-- begin --
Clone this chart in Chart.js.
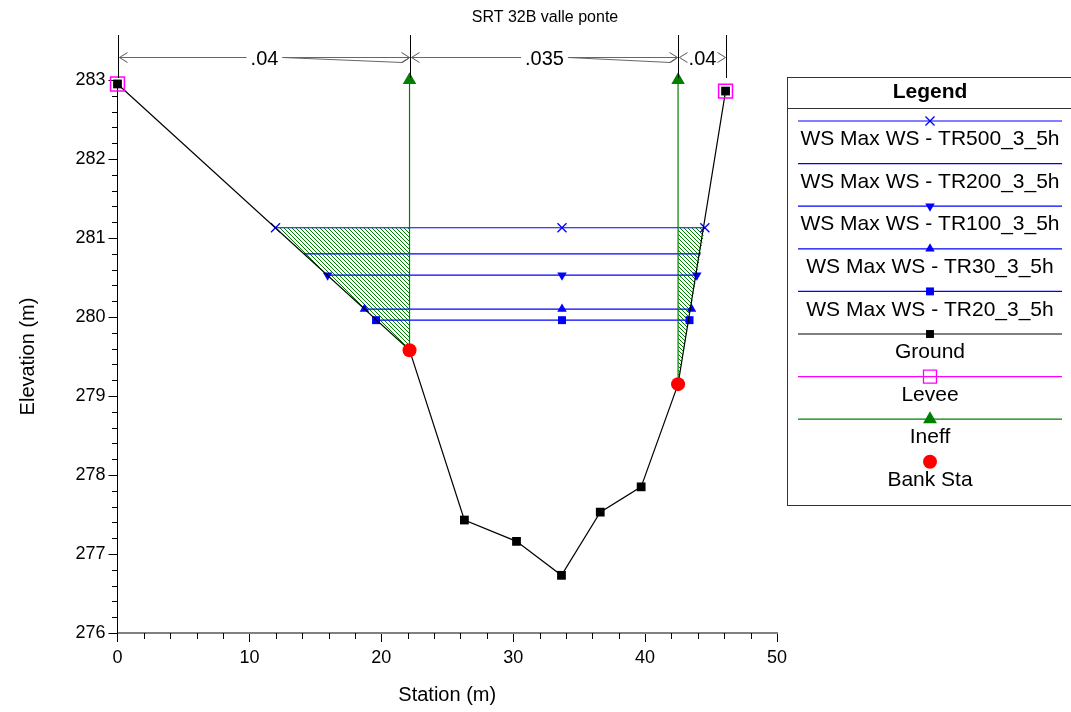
<!DOCTYPE html>
<html>
<head>
<meta charset="utf-8">
<title>SRT 32B valle ponte</title>
<script src="https://cdn.jsdelivr.net/npm/chart.js@4.4.1/dist/chart.umd.min.js"></script>
<style>
  html, body { margin: 0; padding: 0; background: #fff; }
  #wrap { width: 1071px; height: 712px; }
</style>
</head>
<body>
<div id="wrap"><canvas id="xsChart" width="1071" height="712"></canvas></div>
<script>
/* --- cross section: SRT 32B valle ponte --- */

const chartTitle = 'SRT 32B valle ponte';

// ground profile (station m, elevation m)
const groundSta  = [0, 22.14, 26.3, 30.25, 33.66, 36.6, 39.7, 42.5, 46.1];
const groundElev = [282.95, 279.58, 277.43, 277.16, 276.73, 277.53, 277.85, 279.15, 282.86];

const leveeSta  = [0, 46.1];
const leveeElev = [282.95, 282.86];

const bankSta  = [22.14, 42.5];
const bankElev = [279.58, 279.15];

const ineffSta  = [22.14, 42.5];
const ineffElev = [283, 283];

// water surfaces
const wsNames = [
    'WS Max WS - TR500_3_5h',
    'WS Max WS - TR200_3_5h',
    'WS Max WS - TR100_3_5h',
    'WS Max WS - TR30_3_5h',
    'WS Max WS - TR20_3_5h'
];
const wsElev  = [281.13, 280.80, 280.53, 280.10, 279.96];
const wsLeft  = [11.98, 14.13, 15.93, 18.72, 19.60];
const wsMid   = [33.7, 33.7, 33.7, 33.7, 33.7];
const wsRight = [44.53, 44.22, 43.92, 43.52, 43.37];

// manning's n regions
const nSta = [0, 22.14, 42.5, 46.1];
const nVal = ['.04', '.035', '.04'];

const FONT = "'Liberation Sans', Arial, sans-serif";
Chart.defaults.font.family = FONT;
Chart.defaults.color = '#000';

const BLUE = '#0000ff';
const GREEN = '#008000';
const MAGENTA = '#ff00ff';
const RED = '#ff0000';

const wsMarkers = [
    { pointStyle: 'crossRot', radius: 6.4, rotation: 0, borderWidth: 1.3 },
    null,
    { pointStyle: 'triangle', radius: 5.5, rotation: 180, borderWidth: 0 },
    { pointStyle: 'triangle', radius: 5.5, rotation: 0, borderWidth: 0 },
    { pointStyle: 'rect', radius: 5.6, rotation: 0, borderWidth: 0 }
];

const isMult = (v, step) => Math.abs(v / step - Math.round(v / step)) < 1e-6;
const pts = (xs, ys) => xs.map((s, i) => ({ x: s, y: ys[i] }));

/** DATASETS **/
const datasets = [];

datasets.push({
    label: 'Bank Sta', data: pts(bankSta, bankElev), showLine: false,
    pointStyle: 'circle', pointRadius: 7, pointBackgroundColor: RED,
    pointBorderColor: RED, pointBorderWidth: 0, order: 0
});
datasets.push({
    label: 'Levee', data: pts(leveeSta, leveeElev), showLine: false,
    pointStyle: 'rect', pointRadius: 9.8, pointBackgroundColor: 'rgba(0,0,0,0)',
    pointBorderColor: MAGENTA, pointBorderWidth: 1.5, order: 1
});
datasets.push({
    label: 'Ground', data: pts(groundSta, groundElev), showLine: true,
    borderColor: '#000', borderWidth: 1.2,
    pointStyle: 'rect', pointRadius: 6.2, pointBackgroundColor: '#000',
    pointBorderColor: '#000', pointBorderWidth: 0, order: 2
});
ineffSta.forEach((s, i) => {
    datasets.push({
        label: 'Ineff', data: [{ x: s, y: bankElev[i] }, { x: s, y: ineffElev[i] }], showLine: true,
        borderColor: GREEN, borderWidth: 1.2,
        pointStyle: 'triangle', pointRadius: [0, 7.8], pointBackgroundColor: GREEN,
        pointBorderColor: GREEN, pointBorderWidth: 0, order: 3
    });
});
wsNames.forEach((name, i) => {
    const m = wsMarkers[i];
    datasets.push({
        label: name,
        data: [{ x: wsLeft[i], y: wsElev[i] }, { x: wsMid[i], y: wsElev[i] }, { x: wsRight[i], y: wsElev[i] }],
        showLine: true, borderColor: BLUE, borderWidth: 1.2,
        pointStyle: m ? m.pointStyle : 'circle', pointRadius: m ? m.radius : 0,
        pointRotation: m ? m.rotation : 0,
        pointBackgroundColor: BLUE, pointBorderColor: BLUE,
        pointBorderWidth: m ? m.borderWidth : 0, order: 4 + i
    });
});
datasets.forEach(d => { d.clip = false; d.pointHoverRadius = d.pointRadius; });

// ineffective flow hatch areas, under the highest water surface
const hatchAreas = [
    [[wsLeft[0], wsElev[0]], [ineffSta[0], wsElev[0]], [ineffSta[0], bankElev[0]]],
    [[ineffSta[1], bankElev[1]], [ineffSta[1], wsElev[0]], [wsRight[0], wsElev[0]]]
];

/** LEGEND ITEMS **/
const legendItems = wsNames.map((name, i) => ({ text: name, line: BLUE, fill: BLUE, stroke: BLUE, marker: wsMarkers[i] }));
legendItems.push({ text: 'Ground', line: '#000', fill: '#000', stroke: '#000', marker: { pointStyle: 'rect', radius: 5.6, rotation: 0, borderWidth: 0 } });
legendItems.push({ text: 'Levee', line: MAGENTA, fill: 'rgba(0,0,0,0)', stroke: MAGENTA, marker: { pointStyle: 'rect', radius: 9.2, rotation: 0, borderWidth: 1.3 } });
legendItems.push({ text: 'Ineff', line: GREEN, fill: GREEN, stroke: GREEN, marker: { pointStyle: 'triangle', radius: 8, rotation: 0, borderWidth: 0 } });
legendItems.push({ text: 'Bank Sta', line: null, fill: RED, stroke: RED, marker: { pointStyle: 'circle', radius: 7, rotation: 0, borderWidth: 0 } });

/** DECORATION PLUGIN **/
let hatchPattern = null;

function seg(ctx, x1, y1, x2, y2) {
    ctx.beginPath();
    ctx.moveTo(x1, y1);
    ctx.lineTo(x2, y2);
    ctx.stroke();
}

function drawNValues(chart) {
    const { ctx, chartArea, scales: { x } } = chart;
    const yA = chartArea.top - 22.5;
    ctx.save();
    ctx.lineWidth = 1;
    ctx.strokeStyle = '#000';
    nSta.forEach(s => {
        const px = Math.round(x.getPixelForValue(s)) + 0.5;
        seg(ctx, px, chartArea.top - 45, px, chartArea.top - 2);
    });
    ctx.font = '20px ' + FONT;
    ctx.textAlign = 'center';
    ctx.textBaseline = 'middle';
    nVal.forEach((txt, i) => {
        const x1 = Math.round(x.getPixelForValue(nSta[i])) + 0.5;
        const x2 = Math.round(x.getPixelForValue(nSta[i + 1])) + 0.5;
        const mid = (x1 + x2) / 2;
        const tw = ctx.measureText(txt).width;
        const gl = mid - tw / 2 - 4, gr = mid + tw / 2 + 4;
        ctx.strokeStyle = '#666';
        if (gl > x1 + 10) seg(ctx, x1 + 1, yA, gl, yA);
        if (gr < x2 - 10) {
            seg(ctx, gr, yA, x2 - 1, yA);
            ctx.beginPath();
            ctx.moveTo(gr, yA);
            ctx.lineTo(x2 - 8, yA + 5);
            ctx.lineTo(x2 - 2, yA + 1);
            ctx.stroke();
        }
        ctx.strokeStyle = '#555';
        ctx.beginPath();
        ctx.moveTo(x1 + 9, yA - 5); ctx.lineTo(x1 + 1, yA); ctx.lineTo(x1 + 9, yA + 5);
        ctx.moveTo(x2 - 9, yA - 5); ctx.lineTo(x2 - 1, yA); ctx.lineTo(x2 - 9, yA + 5);
        ctx.stroke();
        ctx.fillStyle = '#000';
        ctx.fillText(txt, mid, yA + 1.5);
    });
    ctx.restore();
}

function drawLegend(chart) {
    const { ctx } = chart;
    const left = 787.5, top = 77.5, right = 1080, bottom = 505.5, cx = 930;
    ctx.save();
    ctx.strokeStyle = '#333';
    ctx.lineWidth = 1;
    ctx.strokeRect(left, top, right - left, bottom - top);
    seg(ctx, left, 108.5, right, 108.5);
    ctx.fillStyle = '#000';
    ctx.textAlign = 'center';
    ctx.textBaseline = 'middle';
    ctx.font = 'bold 21px ' + FONT;
    ctx.fillText('Legend', cx, 92);
    ctx.font = '21px ' + FONT;
    legendItems.forEach((it, i) => {
        const ly = 121 + i * 42.6;
        if (it.line) {
            ctx.strokeStyle = it.line;
            ctx.lineWidth = 1.2;
            seg(ctx, 798, ly, 1062, ly);
        }
        if (it.marker) {
            ctx.fillStyle = it.fill;
            ctx.strokeStyle = it.stroke;
            ctx.lineWidth = it.marker.borderWidth || 1;
            Chart.helpers.drawPoint(ctx, it.marker, cx, ly);
        }
        ctx.fillStyle = '#000';
        ctx.fillText(it.text, cx, ly + 18.5);
    });
    ctx.restore();
}

const xsDecor = {
    id: 'xsDecor',
    beforeDatasetsDraw(chart) {
        const { ctx, scales: { x, y } } = chart;
        if (!hatchPattern) {
            const c = document.createElement('canvas');
            c.width = 4; c.height = 4;
            const g = c.getContext('2d');
            g.fillStyle = GREEN;
            for (let i = 0; i < 4; i++) g.fillRect(i, i, 1, 1);
            hatchPattern = ctx.createPattern(c, 'repeat');
        }
        ctx.save();
        ctx.fillStyle = hatchPattern;
        hatchAreas.forEach(poly => {
            ctx.beginPath();
            poly.forEach((p, i) => {
                const px = x.getPixelForValue(p[0]), py = y.getPixelForValue(p[1]);
                if (i) ctx.lineTo(px, py); else ctx.moveTo(px, py);
            });
            ctx.closePath();
            ctx.fill();
        });

        // minor ticks
        ctx.strokeStyle = '#000';
        ctx.lineWidth = 1;
        y.ticks.forEach(t => {
            if (isMult(t.value, 1)) return;
            const py = Math.round(y.getPixelForValue(t.value)) + 0.5;
            seg(ctx, y.right - 5.5, py, y.right, py);
        });
        x.ticks.forEach(t => {
            if (isMult(t.value, 10)) return;
            const px = Math.round(x.getPixelForValue(t.value)) + 0.5;
            seg(ctx, px, x.top, px, x.top + 6);
        });
        ctx.restore();
    },
    afterDraw(chart) {
        const { ctx } = chart;
        ctx.save();
        ctx.fillStyle = '#000';
        ctx.font = '16px ' + FONT;
        ctx.textAlign = 'center';
        ctx.textBaseline = 'middle';
        ctx.fillText(chartTitle, 545, 18);
        ctx.restore();
        drawNValues(chart);
        drawLegend(chart);
    }
};

/** CHART **/
new Chart(document.getElementById('xsChart'), {
    type: 'scatter',
    data: { datasets },
    plugins: [xsDecor],
    options: {
        responsive: false,
        animation: false,
        events: [],
        layout: { padding: { left: 0, right: 294, top: 80, bottom: 0 } },
        plugins: { legend: { display: false }, tooltip: { enabled: false }, title: { display: false } },
        scales: {
            x: {
                type: 'linear', position: 'bottom', min: 0, max: 50,
                afterFit: s => { s.height = 79; },
                border: { display: true, color: '#808080', width: 2 },
                grid: {
                    drawOnChartArea: false, tickLength: 9, tickWidth: 1,
                    tickColor: c => (c.tick && isMult(c.tick.value, 10)) ? '#000' : 'rgba(0,0,0,0)'
                },
                ticks: {
                    stepSize: 2, autoSkip: false, maxRotation: 0, maxTicksLimit: 100, padding: 5,
                    font: { size: 18 }, color: '#000',
                    callback: v => isMult(v, 10) ? String(Math.round(v)) : ''
                },
                title: { display: true, text: 'Station (m)', color: '#000', font: { size: 20 }, padding: { top: 0, bottom: 5 } }
            },
            y: {
                type: 'linear', position: 'left', min: 276, max: 283,
                afterFit: s => { s.width = 117.5; },
                border: { display: true, color: '#000', width: 1 },
                grid: {
                    drawOnChartArea: false, tickLength: 9, tickWidth: 1,
                    tickColor: c => (c.tick && isMult(c.tick.value, 1)) ? '#000' : 'rgba(0,0,0,0)'
                },
                ticks: {
                    stepSize: 0.2, autoSkip: false, maxTicksLimit: 100, padding: 3,
                    font: { size: 18 }, color: '#000',
                    callback: v => isMult(v, 1) ? String(Math.round(v)) : ''
                },
                title: { display: true, text: 'Elevation (m)', color: '#000', font: { size: 20 }, padding: { top: 16, bottom: 0 } }
            }
        }
    }
});
</script>
</body>
</html>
-- end --
Take the lines from the start of the material to the line with "const datasets = [];", both included, and transcribe them exactly without the pictures.

Clone this chart in Chart.js.
<!DOCTYPE html>
<html>
<head>
<meta charset="utf-8">
<title>SRT 32B valle ponte</title>
<script src="https://cdn.jsdelivr.net/npm/chart.js@4.4.1/dist/chart.umd.min.js"></script>
<style>
  html, body { margin: 0; padding: 0; background: #fff; }
  #wrap { width: 1071px; height: 712px; }
</style>
</head>
<body>
<div id="wrap"><canvas id="xsChart" width="1071" height="712"></canvas></div>
<script>
/* --- cross section: SRT 32B valle ponte --- */

const chartTitle = 'SRT 32B valle ponte';

// ground profile (station m, elevation m)
const groundSta  = [0, 22.14, 26.3, 30.25, 33.66, 36.6, 39.7, 42.5, 46.1];
const groundElev = [282.95, 279.58, 277.43, 277.16, 276.73, 277.53, 277.85, 279.15, 282.86];

const leveeSta  = [0, 46.1];
const leveeElev = [282.95, 282.86];

const bankSta  = [22.14, 42.5];
const bankElev = [279.58, 279.15];

const ineffSta  = [22.14, 42.5];
const ineffElev = [283, 283];

// water surfaces
const wsNames = [
    'WS Max WS - TR500_3_5h',
    'WS Max WS - TR200_3_5h',
    'WS Max WS - TR100_3_5h',
    'WS Max WS - TR30_3_5h',
    'WS Max WS - TR20_3_5h'
];
const wsElev  = [281.13, 280.80, 280.53, 280.10, 279.96];
const wsLeft  = [11.98, 14.13, 15.93, 18.72, 19.60];
const wsMid   = [33.7, 33.7, 33.7, 33.7, 33.7];
const wsRight = [44.53, 44.22, 43.92, 43.52, 43.37];

// manning's n regions
const nSta = [0, 22.14, 42.5, 46.1];
const nVal = ['.04', '.035', '.04'];

const FONT = "'Liberation Sans', Arial, sans-serif";
Chart.defaults.font.family = FONT;
Chart.defaults.color = '#000';

const BLUE = '#0000ff';
const GREEN = '#008000';
const MAGENTA = '#ff00ff';
const RED = '#ff0000';

const wsMarkers = [
    { pointStyle: 'crossRot', radius: 6.4, rotation: 0, borderWidth: 1.3 },
    null,
    { pointStyle: 'triangle', radius: 5.5, rotation: 180, borderWidth: 0 },
    { pointStyle: 'triangle', radius: 5.5, rotation: 0, borderWidth: 0 },
    { pointStyle: 'rect', radius: 5.6, rotation: 0, borderWidth: 0 }
];

const isMult = (v, step) => Math.abs(v / step - Math.round(v / step)) < 1e-6;
const pts = (xs, ys) => xs.map((s, i) => ({ x: s, y: ys[i] }));

/** DATASETS **/
const datasets = [];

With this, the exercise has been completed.